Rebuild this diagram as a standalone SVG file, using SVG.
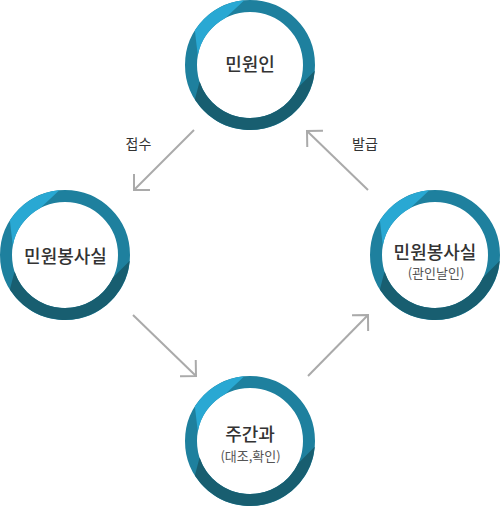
<svg xmlns="http://www.w3.org/2000/svg" xmlns:xlink="http://www.w3.org/1999/xlink" width="500" height="506" viewBox="0 0 500 506">
  <style>
    .t { font-family: "Noto Sans CJK KR", "Noto Sans", sans-serif; fill: #333333; text-anchor: middle; }
    .main { font-size: 18px; font-weight: 500; }
    .sub { font-size: 13px; fill: #555555; }
    .lbl { font-size: 14px; fill: #333333; }
    .base { fill: none; stroke: #1e809e; stroke-width: 12; }
    .light { fill: #29a8d3; }
    .dark { fill: #185e70; }
    .arrow { fill: none; stroke: #aaaaaa; stroke-width: 2; marker-end: url(#chev); }
  </style>
  <defs>
    <marker id="chev" markerUnits="userSpaceOnUse" markerWidth="30" markerHeight="30" viewBox="-15 -15 30 30" refX="0" refY="0" orient="auto">
      <path d="M-11.3,-11.3 L0,0 L-11.3,11.3" fill="none" stroke="#aaaaaa" stroke-width="2"/>
    </marker>
    <g id="ring">
      <circle r="53" fill="#ffffff"/>
      <circle r="59" class="base"/>
      <path class="light" d="M-5.67,-64.75 A65,65 0 0 0 -55.12,-34.44 L-52.19,-9.20 A53,53 0 0 1 -24.88,-46.80 Z"/>
      <path class="dark" d="M64.75,5.67 A65,65 0 0 1 -55.12,34.44 L-50.41,16.38 A53,53 0 0 0 48.03,22.40 Z"/>
    </g>
  </defs>

  <g id="connectors">
    <line class="arrow" x1="194" y1="130" x2="134" y2="190"/>
    <line class="arrow" x1="368" y1="190" x2="307" y2="131"/>
    <line class="arrow" x1="133" y1="315" x2="196" y2="376"/>
    <line class="arrow" x1="308" y1="376" x2="368" y2="315"/>
    <text class="t lbl" x="138.5" y="149">접수</text>
    <text class="t lbl" x="365" y="149">발급</text>
  </g>

  <g id="node-minwonin">
    <use xlink:href="#ring" href="#ring" x="250" y="65"/>
    <text class="t main" x="250" y="71">민원인</text>
  </g>

  <g id="node-minwon-left">
    <use xlink:href="#ring" href="#ring" x="65" y="255"/>
    <text class="t main" x="65.5" y="263">민원봉사실</text>
  </g>

  <g id="node-minwon-right">
    <use xlink:href="#ring" href="#ring" x="435" y="255"/>
    <text class="t main" x="435" y="259">민원봉사실</text>
    <text class="t sub" x="436" y="278">(관인날인)</text>
  </g>

  <g id="node-jugangwa">
    <use xlink:href="#ring" href="#ring" x="250" y="441"/>
    <text class="t main" x="250" y="441">주간과</text>
    <text class="t sub" x="250.5" y="461">(대조,확인)</text>
  </g>
</svg>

Given instruction -
Without including any pictures, reproduce the listing exactly.

Exercise response -
Rebuild this diagram as a standalone SVG file, using SVG.
<svg xmlns="http://www.w3.org/2000/svg" xmlns:xlink="http://www.w3.org/1999/xlink" width="500" height="506" viewBox="0 0 500 506">
  <style>
    .t { font-family: "Noto Sans CJK KR", "Noto Sans", sans-serif; fill: #333333; text-anchor: middle; }
    .main { font-size: 18px; font-weight: 500; }
    .sub { font-size: 13px; fill: #555555; }
    .lbl { font-size: 14px; fill: #333333; }
    .base { fill: none; stroke: #1e809e; stroke-width: 12; }
    .light { fill: #29a8d3; }
    .dark { fill: #185e70; }
    .arrow { fill: none; stroke: #aaaaaa; stroke-width: 2; marker-end: url(#chev); }
  </style>
  <defs>
    <marker id="chev" markerUnits="userSpaceOnUse" markerWidth="30" markerHeight="30" viewBox="-15 -15 30 30" refX="0" refY="0" orient="auto">
      <path d="M-11.3,-11.3 L0,0 L-11.3,11.3" fill="none" stroke="#aaaaaa" stroke-width="2"/>
    </marker>
    <g id="ring">
      <circle r="53" fill="#ffffff"/>
      <circle r="59" class="base"/>
      <path class="light" d="M-5.67,-64.75 A65,65 0 0 0 -55.12,-34.44 L-52.19,-9.20 A53,53 0 0 1 -24.88,-46.80 Z"/>
      <path class="dark" d="M64.75,5.67 A65,65 0 0 1 -55.12,34.44 L-50.41,16.38 A53,53 0 0 0 48.03,22.40 Z"/>
    </g>
  </defs>

  <g id="connectors">
    <line class="arrow" x1="194" y1="130" x2="134" y2="190"/>
    <line class="arrow" x1="368" y1="190" x2="307" y2="131"/>
    <line class="arrow" x1="133" y1="315" x2="196" y2="376"/>
    <line class="arrow" x1="308" y1="376" x2="368" y2="315"/>
    <text class="t lbl" x="138.5" y="149">접수</text>
    <text class="t lbl" x="365" y="149">발급</text>
  </g>

  <g id="node-minwonin">
    <use xlink:href="#ring" href="#ring" x="250" y="65"/>
    <text class="t main" x="250" y="71">민원인</text>
  </g>

  <g id="node-minwon-left">
    <use xlink:href="#ring" href="#ring" x="65" y="255"/>
    <text class="t main" x="65.5" y="263">민원봉사실</text>
  </g>

  <g id="node-minwon-right">
    <use xlink:href="#ring" href="#ring" x="435" y="255"/>
    <text class="t main" x="435" y="259">민원봉사실</text>
    <text class="t sub" x="436" y="278">(관인날인)</text>
  </g>

  <g id="node-jugangwa">
    <use xlink:href="#ring" href="#ring" x="250" y="441"/>
    <text class="t main" x="250" y="441">주간과</text>
    <text class="t sub" x="250.5" y="461">(대조,확인)</text>
  </g>
</svg>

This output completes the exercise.